No serious runner would miss a photo finish in a half marathon, especially one contested by a teammate. But I was especially invested in this outcome because Lauren’s journey to competitive distance running had so closely paralleled my own. Neither Lauren nor I had anything that resembled an impressive running pedigree. Although lifelong runners, we never ran in college and spent three years in our mid-20s focused on law school, running on treadmills occasionally for fitness. We moved to Washington to work as attorneys, a line of work that did not lend itself to serious training. The lure of the marathon inspired us to begin training seriously and a gradual improvement at that distance – Lauren’s more significant than mine — provoked us to independently undertake the same experiment: to see if we could hang with post-collegiate runners whose accomplishments and athleticism far exceeded our own and in the process come as close to reaching our potential as our professional responsibilities would allow. By any right, neither Lauren nor I were in the same class as most of the GRC runners (a fact of which, despite the club’s complete lack of condescension, we were acutely aware). But the club and coach welcomed us and provided a training environment that yielded results that were far more successful than anything we could have accomplished on our own.
As the finish line approached, it had become clear that Woodall’s experiment with elite-level competition was an unqualified success. The sight of Lauren shoulder-to-shoulder with an elite athlete in the finishing stretch of a major half marathon validated my aspirations and helped to quell any doubts about whether I was wasting too much time and energy on a sport that would never pay the bills. But this is not a feel good story about an underdog who gave it her best shot and went home with the satisfaction of a job well done. To Lauren Woodall, this was a street fight aimed at achieving nothing less than the top spot of the podium. Woodall ran herself past her old point of exhaustion, but Miller’s vicious kick, let loose during a final sprint down 15th Street, was too much to overcome. Miller won the race in 1:21:40, one second faster than Woodall.
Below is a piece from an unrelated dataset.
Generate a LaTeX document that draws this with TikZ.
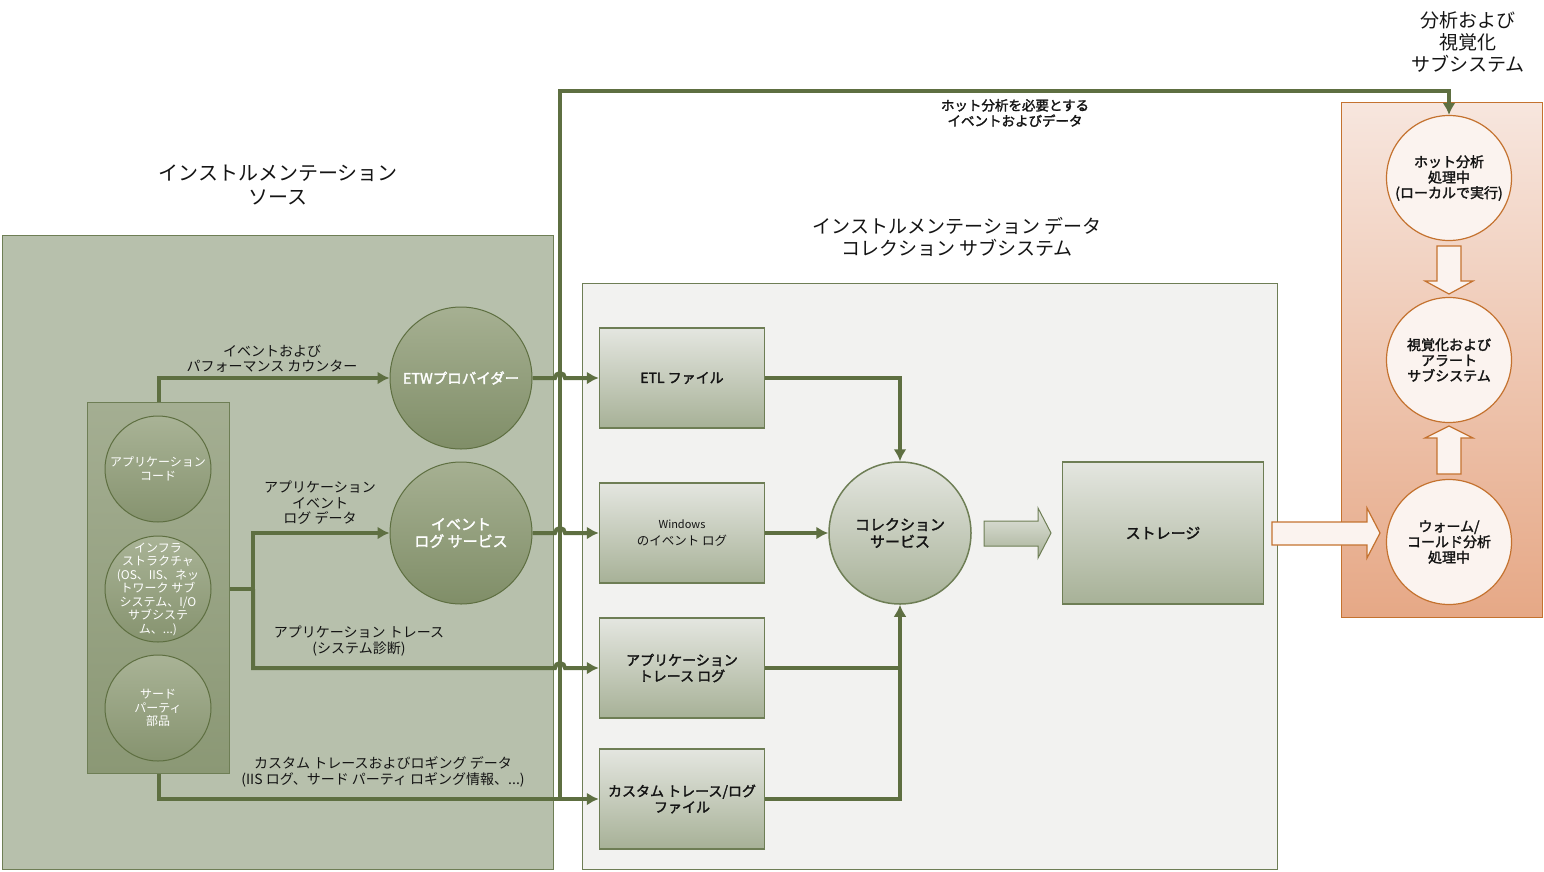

Neither woman rested on her laurels and both went on to have stellar fall seasons. In November, Miller finished the Richmond Marathon in 2:53. Woodall continued her improvement, setting PRs in the 5K (17:53) and the 10K (36:35). The heartbreaking tragedy that unfolded in Lexington, Kentucky on the evening of December 8, 2012 stood in stark contrast to Woodall’s triumphant performance at Club Cross Country Nationals earlier that afternoon, in which, although missing a scoring spot, she went so deep that she could not stand unassisted after the race. Her parents, who had driven from Tennessee, were on hand to see their daughter’s bravery.
Despite the ferocity of the competition, Miller, gracious in victory, congratulated Woodall on a breakthrough performance after the two crossed the finish line. I found Lauren in the shoot and my attempt at congratulations was cut short when, still gasping, she lamented not kicking earlier. But she eventually admitted that she was thrilled with her performance and headed toward the Washington Monument to join Peter.